Les exploitants protestent contre des limites d’âge qu’ils jugent trop élevées, dans les cas de films violents notamment, et font opposition. Le cas inverse arrive fréquemment aussi : Marcel Riesen-Kupper, le procureur en chef des mineurs du canton de Zurich, se souvient encore de réclamations liées au classement de « L’Ours » (1988) de Jean-Jacques Annaud, qui fut autorisé à partir de 6 ans. Une scène avait apparemment à tel point effrayé certains enfants que de nombreux parents s’étaient plaints. On serait donc devenu plus prudent par la suite.

« L’inconnu du lac » (2013), le film d’Alain Guiraudie sur une passion homosexuelle qui s’achève sur un meurtre, avait donné lieu à une controverse intéressante. L’âge légal pour le film avait été fixé à 18 ans au cinéma, un cas exceptionnel : entre 2012 et 2015, cette classification s’est appliquée à seulement six films sur 1’503. Sur le marché du DVD, en revanche, « L’inconnu » est accessible dès 16 ans.

Le décalage entre les restrictions d’âge valables pour les séances en cinéma et les supports numériques s’explique par le fait que pour les seconds, la limite d’âge est presque toujours définie par la FSK. L’Association suisse du vidéogramme ASV écrit : « En général, les DVD germanophones sont déjà marqués à l’importation d’une pastille sur l’emballage indiquant l’âge minimum autorisé. » En revanche, les importations en provenance des espaces francophone et italophone ne comportent souvent aucune indication relative à l’âge.
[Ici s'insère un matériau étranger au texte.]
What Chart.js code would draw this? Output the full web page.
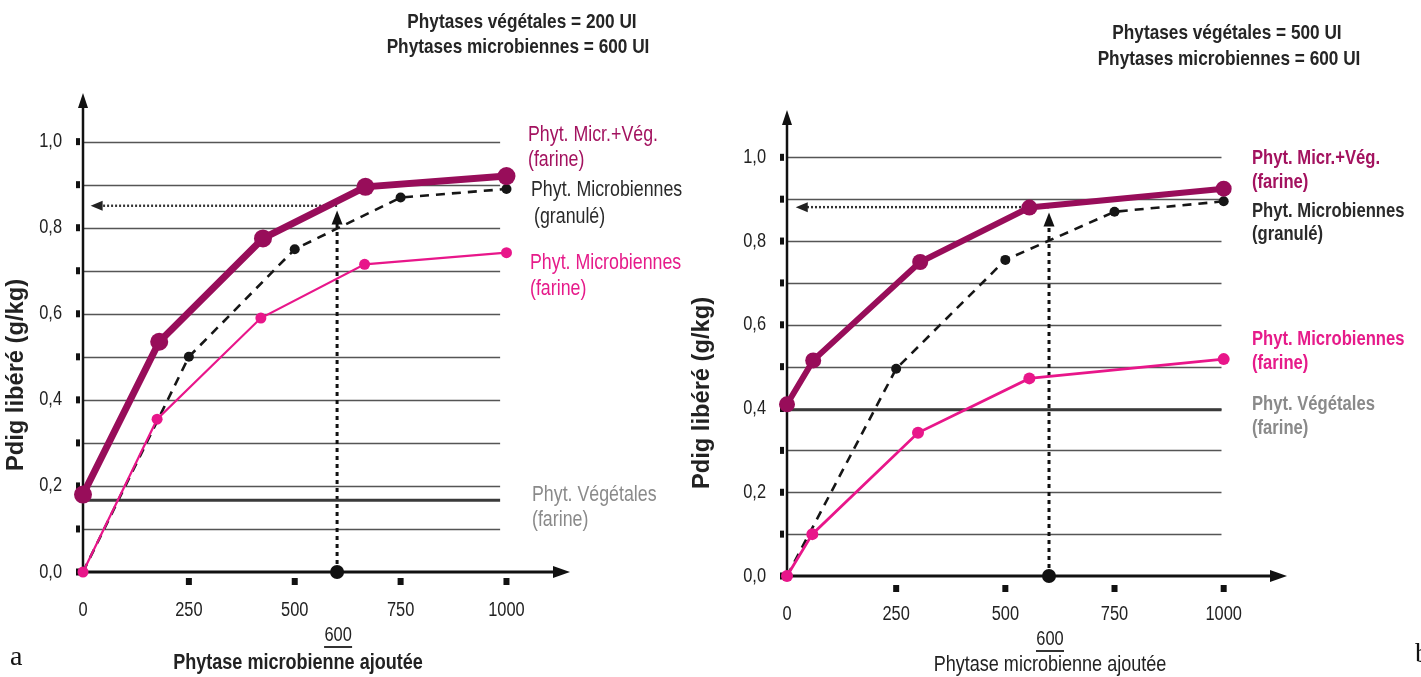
<!DOCTYPE html>
<html><head><meta charset="utf-8">
<script src="https://cdn.jsdelivr.net/npm/chart.js@4.4.1/dist/chart.umd.min.js"></script>
<style>
html,body{margin:0;padding:0;background:#fff;width:1421px;height:677px;overflow:hidden;}
#wrap{position:relative;width:1421px;height:677px;background:#fff;}
canvas{position:absolute;top:0;}
#ca{left:0;}
#cb{left:660px;}
</style></head><body>
<div id="wrap"><canvas id="ca" width="700" height="677"></canvas><canvas id="cb" width="761" height="677"></canvas></div>
<script>
// ---------- DATA ----------
const xTickValues = [0, 250, 500, 750, 1000];
const xTickLabels = ['0', '250', '500', '750', '1000'];
const yTickValues = [0, 0.2, 0.4, 0.6, 0.8, 1.0];
const yTickLabels = ['0,0', '0,2', '0,4', '0,6', '0,8', '1,0'];
const yMinorTicks = [0, 0.1, 0.2, 0.3, 0.4, 0.5, 0.6, 0.7, 0.8, 0.9, 1.0];
const gridValues = [0.1, 0.2, 0.3, 0.4, 0.5, 0.6, 0.7, 0.8, 0.9, 1.0];
const seriesNames = ['Phyt. Micr.+Vég.', 'Phyt. Microbiennes', 'Phyt. Microbiennes', 'Phyt. Végétales'];
const seriesForms = ['(farine)', '(granulé)', '(farine)', '(farine)'];

// panel a : végétales 200 UI
const doseA_mix = [0, 180, 425, 667, 1000];
const pdigA_mix = [0.18, 0.535, 0.775, 0.895, 0.92];
const doseA_gran = [0, 250, 500, 750, 1000];
const pdigA_gran = [0, 0.50, 0.75, 0.87, 0.89];
const doseA_far = [0, 175, 420, 665, 1000];
const pdigA_far = [0, 0.355, 0.59, 0.715, 0.742];
const doseA_veg = [0, 985];
const pdigA_veg = [0.167, 0.167];
const targetA = { dose: 600, pdig: 0.851, arrowTop: 0.84, arrowLeft: 18 };
const titleA = ['Phytases végétales = 200 UI', 'Phytases microbiennes = 600 UI'];

// panel b : végétales 500 UI
const doseB_mix = [0, 60, 305, 555, 1000];
const pdigB_mix = [0.41, 0.515, 0.75, 0.88, 0.925];
const doseB_gran = [0, 250, 500, 750, 1000];
const pdigB_gran = [0, 0.495, 0.755, 0.87, 0.895];
const doseB_far = [0, 58, 300, 555, 1000];
const pdigB_far = [0, 0.10, 0.342, 0.472, 0.518];
const doseB_veg = [0, 995];
const pdigB_veg = [0.397, 0.397];
const targetB = { dose: 600, pdig: 0.881, arrowTop: 0.868, arrowLeft: 20 };
const titleB = ['Phytases végétales = 500 UI', 'Phytases microbiennes = 600 UI'];

const xAxisTitle = 'Phytase microbienne ajoutée';
const yAxisTitle = 'Pdig libéré (g/kg)';

// ---------- HELPERS ----------
const FAM = "'Liberation Sans', Arial, sans-serif";
function zip(xs, ys) { return xs.map((x, i) => ({ x: x, y: ys[i] })); }
function txt(ctx, s, x, y, o) {
  ctx.save();
  ctx.translate(x, y);
  if (o.rot) ctx.rotate(o.rot);
  ctx.scale(o.sx || 0.82, 1);
  ctx.font = (o.bold ? 'bold ' : '') + o.size + 'px ' + (o.family || FAM);
  ctx.fillStyle = o.color || '#222';
  ctx.textAlign = o.align || 'left';
  ctx.textBaseline = 'middle';
  ctx.fillText(s, 0, 0);
  ctx.restore();
}
function tri(ctx, pts, color) {
  ctx.save(); ctx.fillStyle = color; ctx.beginPath();
  ctx.moveTo(pts[0][0], pts[0][1]); ctx.lineTo(pts[1][0], pts[1][1]); ctx.lineTo(pts[2][0], pts[2][1]);
  ctx.closePath(); ctx.fill(); ctx.restore();
}

const C_MIX = '#980d5a';
const C_FAR = '#e8168a';
const C_GRAN = '#161616';
const C_VEG = '#3a3a3a';

function makePanel(id, P) {
  const datasets = [
    { data: zip(P.mix[0], P.mix[1]), borderColor: C_MIX, backgroundColor: C_MIX, borderWidth: P.mixW,
      pointRadius: P.mixR, pointBorderWidth: 0, pointBackgroundColor: C_MIX, clip: false },
    { data: zip(P.far[0], P.far[1]), borderColor: C_FAR, backgroundColor: C_FAR, borderWidth: P.farW,
      pointRadius: P.farR, pointBorderWidth: 0, pointBackgroundColor: C_FAR, clip: false },
    { data: zip(P.gran[0], P.gran[1]), borderColor: C_GRAN, backgroundColor: C_GRAN, borderWidth: 2.6,
      borderDash: [9, 7], pointRadius: P.gran[0].map((d, i) => i === 0 ? 0 : 5), pointBorderWidth: 0,
      pointBackgroundColor: C_GRAN, clip: false },
    { data: [{ x: P.target.dose, y: 0 }], showLine: false, pointRadius: 7, pointBorderWidth: 0,
      pointBackgroundColor: '#111', clip: false },
    { data: zip(P.veg[0], P.veg[1]), borderColor: C_VEG, borderWidth: 3, pointRadius: 0, clip: false },
    { data: [{ x: P.target.dose, y: 0 }, { x: P.target.dose, y: P.target.arrowTop - 0.03 }],
      borderColor: '#111', borderWidth: 3, borderDash: [4, 4], pointRadius: 0, clip: false },
    { data: [{ x: P.target.dose, y: P.target.pdig }, { x: P.target.arrowLeft + 20, y: P.target.pdig }],
      borderColor: '#333', borderWidth: 2.4, borderDash: [2, 2], pointRadius: 0, clip: false }
  ];

  const deco = {
    id: 'deco_' + id,
    beforeDatasetsDraw(chart) {
      const ctx = chart.ctx, xs = chart.scales.x, ys = chart.scales.y;
      const x0 = xs.getPixelForValue(0), y0 = ys.getPixelForValue(0);
      const gEnd = xs.getPixelForValue(P.gridEnd);
      ctx.save();
      // grid lines
      ctx.strokeStyle = 'rgba(55,55,55,0.85)'; ctx.lineWidth = 1.6;
      gridValues.forEach(v => {
        const y = Math.round(ys.getPixelForValue(v)) + 0.5;
        ctx.beginPath(); ctx.moveTo(x0, y); ctx.lineTo(gEnd, y); ctx.stroke();
      });
      // axes
      const top = chart.chartArea.top, right = chart.chartArea.right;
      ctx.strokeStyle = '#111'; ctx.lineWidth = 2.5;
      ctx.beginPath(); ctx.moveTo(x0, y0); ctx.lineTo(x0, top + 12); ctx.stroke();
      ctx.lineWidth = 3;
      ctx.beginPath(); ctx.moveTo(x0, y0); ctx.lineTo(right - 12, y0); ctx.stroke();
      tri(ctx, [[x0, top], [x0 - 5, top + 15], [x0 + 5, top + 15]], '#111');
      tri(ctx, [[right, y0], [right - 17, y0 - 6], [right - 17, y0 + 6]], '#111');
      // y tick squares + labels
      ctx.fillStyle = '#111';
      yMinorTicks.forEach(v => {
        const y = ys.getPixelForValue(v);
        ctx.fillRect(x0 - 7, y - 3.5, 4, 7);
      });
      yTickValues.forEach((v, i) => {
        txt(ctx, yTickLabels[i], x0 - 21, ys.getPixelForValue(v), { size: 20, align: 'right', color: '#222' });
      });
      // x tick squares + labels
      xTickValues.forEach((v, i) => {
        const x = xs.getPixelForValue(v);
        if (v > 0) { ctx.fillStyle = '#111'; ctx.fillRect(x - 3, y0 + 6 + P.xTickOff, 6, 7); }
        txt(ctx, xTickLabels[i], x, y0 + P.xLabOff, { size: 20, align: 'center', color: '#222' });
      });
      ctx.restore();
    },
    afterDatasetsDraw(chart) {
      const ctx = chart.ctx, xs = chart.scales.x, ys = chart.scales.y;
      const tx = xs.getPixelForValue(P.target.dose);
      const tt = ys.getPixelForValue(P.target.arrowTop);
      tri(ctx, [[tx, tt], [tx - 5.5, tt + 14], [tx + 5.5, tt + 14]], '#111');
      const lx = xs.getPixelForValue(P.target.arrowLeft), ly = ys.getPixelForValue(P.target.pdig);
      tri(ctx, [[lx, ly], [lx + 12, ly - 5], [lx + 12, ly + 5]], '#222');
    },
    afterDraw(chart) {
      const ctx = chart.ctx, xs = chart.scales.x, ys = chart.scales.y;
      const x0 = xs.getPixelForValue(0), y0 = ys.getPixelForValue(0);
      // titles
      txt(ctx, P.title[0], P.titlePos[0][0], P.titlePos[0][1], { size: 21, bold: true, align: 'center', color: '#252525' });
      txt(ctx, P.title[1], P.titlePos[1][0], P.titlePos[1][1], { size: 21, bold: true, align: 'center', color: '#252525' });
      // series labels
      const cols = ['#a3125f', '#2a2a2a', '#e61b8a', '#8a8a8a'];
      P.labels.forEach((L, i) => {
        txt(ctx, seriesNames[i], L[0], L[1], { size: P.labSize, bold: P.labBold, color: cols[i] });
        txt(ctx, seriesForms[i], L[0] + (L[3] || 0), L[2], { size: P.labSize, bold: P.labBold, color: cols[i] });
      });
      // y axis title
      txt(ctx, yAxisTitle, P.yTitle[0], P.yTitle[1], { size: 23, sx: 1.03, bold: true, align: 'center', rot: -Math.PI / 2, color: '#222' });
      // 600 underlined
      const tx = xs.getPixelForValue(P.target.dose);
      txt(ctx, String(P.target.dose), tx + 1, y0 + 63, { size: 20, align: 'center', color: '#222' });
      ctx.save(); ctx.strokeStyle = '#333'; ctx.lineWidth = 2;
      ctx.beginPath(); ctx.moveTo(tx - 13, y0 + 75); ctx.lineTo(tx + 15, y0 + 75); ctx.stroke(); ctx.restore();
      // x axis title
      txt(ctx, xAxisTitle, P.xTitle[0], P.xTitle[1], { size: 22, bold: P.xTitleBold, align: 'center', color: '#222' });
      // panel letter
      txt(ctx, P.letter, P.letterPos[0], P.letterPos[1], { size: 28, sx: 1, family: "'Liberation Serif', 'DejaVu Serif', serif", color: '#111', align: 'left' });
    }
  };

  return new Chart(document.getElementById(id), {
    type: 'line',
    data: { datasets: datasets },
    options: {
      responsive: false, animation: false, events: [],
      layout: { padding: P.pad },
      plugins: { legend: { display: false }, tooltip: { enabled: false } },
      elements: { line: { tension: 0 } },
      scales: {
        x: { type: 'linear', min: 0, max: P.xMax, display: false },
        y: { type: 'linear', min: 0, max: P.yMax, display: false }
      }
    },
    plugins: [deco]
  });
}

makePanel('ca', {
  mix: [doseA_mix, pdigA_mix], far: [doseA_far, pdigA_far], gran: [doseA_gran, pdigA_gran],
  veg: [doseA_veg, pdigA_veg], target: targetA, title: titleA,
  pad: { left: 83, right: 130, top: 93, bottom: 105 }, xMax: 1150, yMax: 1.113,
  mixW: 7, mixR: 9, farW: 2.2, farR: 5.5, gridEnd: 985, xTickOff: 0, xLabOff: 38,
  titlePos: [[522, 22], [518, 47]],
  labels: [[528, 135, 160], [531, 190, 217, 3], [530, 263, 289], [532, 495, 520]],
  labSize: 21.7, labBold: false,
  yTitle: [17, 375], xTitle: [298, 663], xTitleBold: true,
  letter: 'a', letterPos: [10, 658]
});

makePanel('cb', {
  mix: [doseB_mix, pdigB_mix], far: [doseB_far, pdigB_far], gran: [doseB_gran, pdigB_gran],
  veg: [doseB_veg, pdigB_veg], target: targetB, title: titleB,
  pad: { left: 127, right: 134, top: 110, bottom: 101 }, xMax: 1145, yMax: 1.113,
  mixW: 6, mixR: 8, farW: 2.8, farR: 6, gridEnd: 995, xTickOff: 3, xLabOff: 38,
  titlePos: [[567, 33], [569, 59]],
  labels: [[592, 158, 182], [592, 211, 234], [592, 339, 363], [592, 404, 428]],
  labSize: 20.3, labBold: true,
  yTitle: [43, 393], xTitle: [390, 665], xTitleBold: false,
  letter: 'b', letterPos: [755, 655]
});
</script>
</body></html>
Dans de tels cas, les membres de l’ASV établissent généralement une limite en fonction des lignes directrices de l’association.

Dans tous les cas, il serait souhaitable qu’existe en Suisse un système qui soit valable pour tous les supports médiatiques : le cinéma, la télévision, les supports numériques et la VoD. Un système qui soit clair pour tout le monde.